Paul C. P. McIlhenny took joy in escorting visitors to his company’s warehouse, where wooden whiskey barrels filled with the aging pepper mash that is the main ingredient in Tabasco sauce were stacked six-high to the ceiling.
William Widmer for The New York Times
Lars Klove for The New York Times
With a flourish, he would ask an employee to crack open a couple of barrels. After the stinging smell of the peppers was noted, he asked guests to dab the mash with a finger and gingerly lick it.
Tears flowed, air was gasped for and, at the host’s invitation, spit flew to clear tongues.
Mr. McIlhenny had no doubt played the culinary instigator countless times in his 45 years at the McIlhenny Company, the makers of Tabasco pepper sauce, perhaps Louisiana’s best known product. But he still chuckled as he gave his guests small spoons that earned them entry into the Not So Ancient Order of the Not So Silver Spoon.
Mr. McIlhenny, the chairman and chief executive of the family-owned McIlhenny Company, died on Saturday in New Orleans. He was 68. The cause was apparently a heart attack.
His death was announced by the McIlhenny Company.
Mr. McIlhenny became chief executive in 2000. During his tenure, the company enjoyed record growth, thanks in part to the introduction of new products, like chipotle, sweet and spicy and Buffalo-style hot sauces and the expansion of a catalog business that sells Tabasco neckties and teddy bears. Mr. McIlhenny also formed licensing deals with the makers of A1 steak sauce, Spam, Cheez-Its and other supermarket staples.
The great-grandson of Edmund McIlhenny, who invented Tabasco sauce after the Civil War, Paul Carr Polk McIlhenny was born in Houston on March 19, 1944, with his twin sister, Sara.
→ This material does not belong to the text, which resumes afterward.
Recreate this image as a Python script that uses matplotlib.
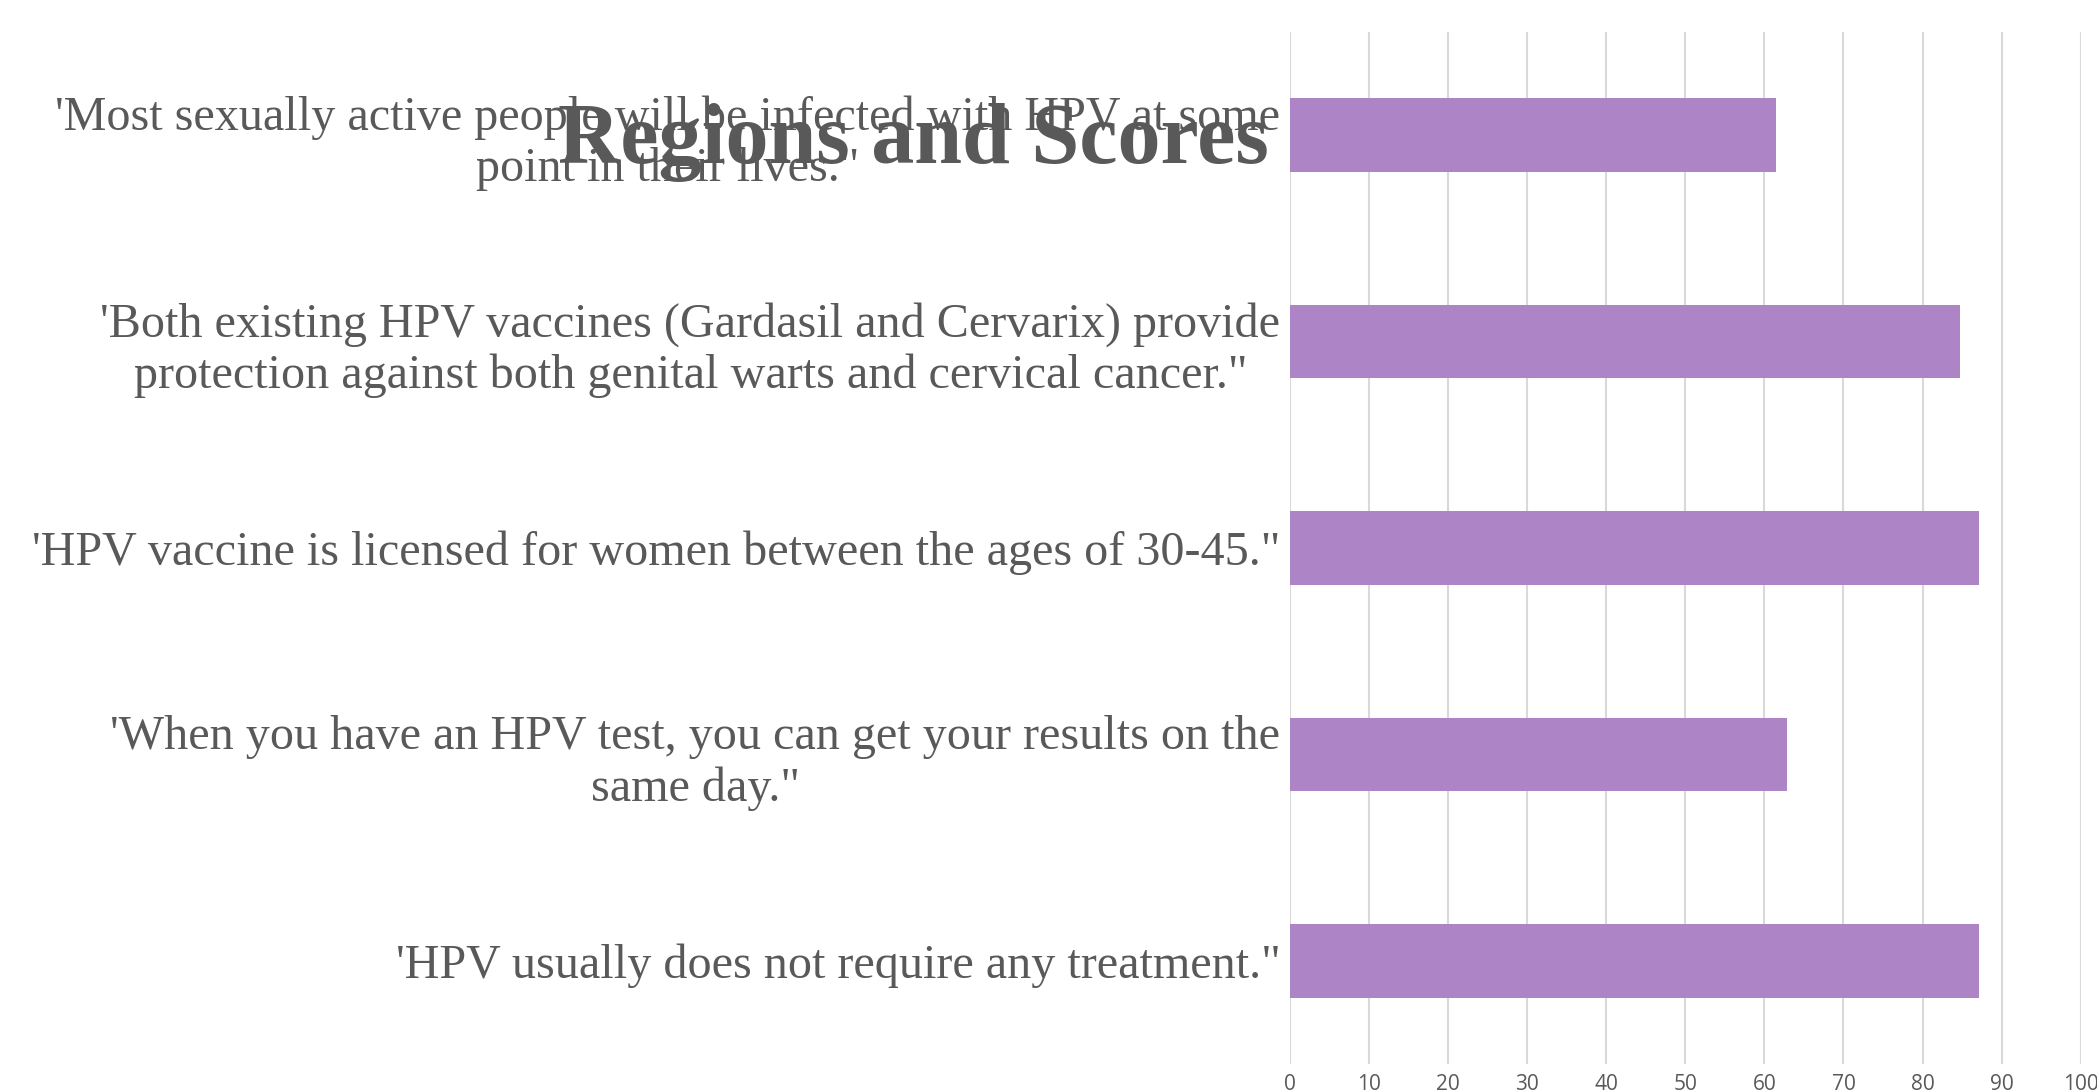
import matplotlib
matplotlib.use('Agg')
import matplotlib.pyplot as plt
import numpy as np

# statements (top to bottom) and their scores
statements = [
	"'Most sexually active people will be infected with HPV at some\npoint in their lives.\"",
	"'Both existing HPV vaccines (Gardasil and Cervarix) provide\nprotection against both genital warts and cervical cancer.\"",
	"'HPV vaccine is licensed for women between the ages of 30-45.\"",
	"'When you have an HPV test, you can get your results on the\nsame day.\"",
	"'HPV usually does not require any treatment.\"",
]
scores = [61.5, 84.8, 87.2, 62.8, 87.1]
x_ticks = [0, 10, 20, 30, 40, 50, 60, 70, 80, 90, 100]
title = 'Regions and Scores'

text_grey = '#595959'
bar_colour = '#ad85c6'
grid_colour = '#d9d9d9'


def main():
	''' draws the chart and saves it'''

	fig = plt.figure(figsize=(20.97, 10.91), dpi=100)
	ax = fig.add_axes([0.6152, 0.0248, 0.3770, 0.9459])

	y = np.arange(len(statements))
	ax.barh(y, scores, height=0.357, color=bar_colour, zorder=3)

	# categories from top to bottom
	ax.set_ylim(len(statements) - 0.5, -0.5)
	ax.set_xlim(0, 100)

	ax.set_yticks(y)
	ax.set_yticklabels(statements, family='Liberation Serif', fontsize=34.7,
		color=text_grey, multialignment='center', linespacing=1.2)
	ax.set_xticks(x_ticks)
	ax.set_xticklabels([str(t) for t in x_ticks], family='Open Sans',
		fontsize=15, color=text_grey)

	ax.tick_params(axis='y', length=0, pad=7)
	ax.tick_params(axis='x', length=0, pad=7)

	# vertical grid lines only
	ax.xaxis.grid(True, color=grid_colour, linewidth=1.5, zorder=0)
	ax.yaxis.grid(False)
	for side in ['top', 'right', 'bottom', 'left']:
		ax.spines[side].set_visible(False)

	# title sits over the first label, as in the original
	fig.text(0.4356, 0.8506, title, ha='center', va='baseline',
		family='Liberation Serif', fontweight='bold', fontsize=62, color=text_grey)

	fig.savefig('out.png', dpi=100)


if __name__ == '__main__':
	main()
He attended the Woodberry Forest School in Virginia and the University of the South in Tennessee, and served stateside in the Marine Corps Reserve.
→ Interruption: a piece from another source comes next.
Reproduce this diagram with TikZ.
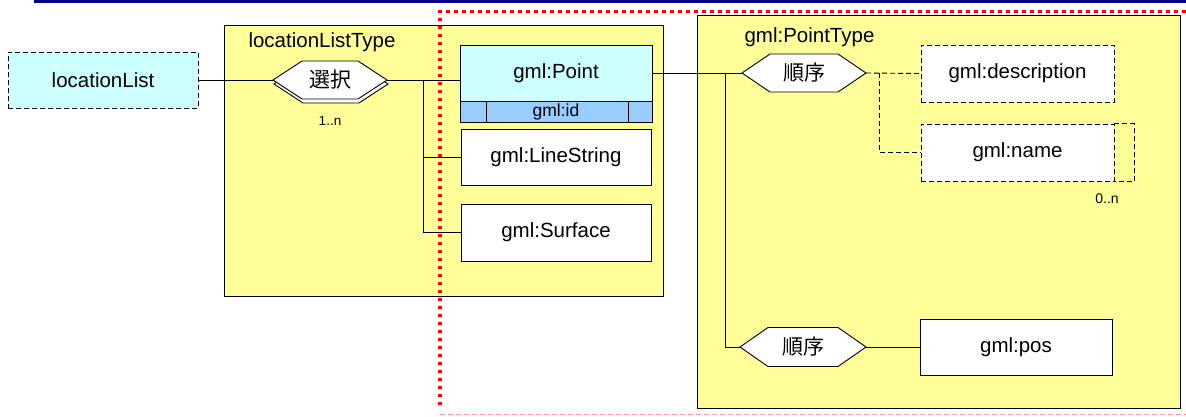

Mr. McIlhenny joined the family business in 1967 and was groomed by his cousin Walter S. McIlhenny, then president of the company. His first jobs included loading peppers in the field, processing the pepper mash and loading cases of sauce onto rail cars. He lived on the West Coast to learn the company’s retail sales and food broker operations.
Back at the company headquarters on Avery Island, La., he worked in the marketing, advertising, purchasing and food service departments, among others.
Mr. McIlhenny split his time between New Orleans and Avery Island, which sits on a large salt dome in bayou country. There, peppers are grown for their seeds, which are shipped to growers overseas. The mash that returns is aged for three years before being mixed with vinegar and stirred for one month. After the skins and seeds of the peppers are removed, the sauce is sent to the bottling plant. About 750,000 bottles modeled after the cologne-style bottles used for the first batch of the sauce made in 1868 roll off the lines daily.
Like many in his family, Mr. McIlhenny was active in environmental preservation efforts. He was on the board of the America’s Wetland Foundation.In 2010, he was inducted into the James Beard Foundation’s Who’s Who of Food and Beverage in America. During Mardi Gras in 2006, with New Orleans reeling from Hurricane Katrina, Mr. McIlhenny reigned as Rex, the King of Carnival. Survivors include his wife, Judith Goodwin McIlhenny; two daughters, Barbara McIlhenny Fitz-Hugh and Rosemary McIlhenny Dinkins; a brother, Gustaf; a sister, Sara McIlhenny Ringle; and four grandchildren.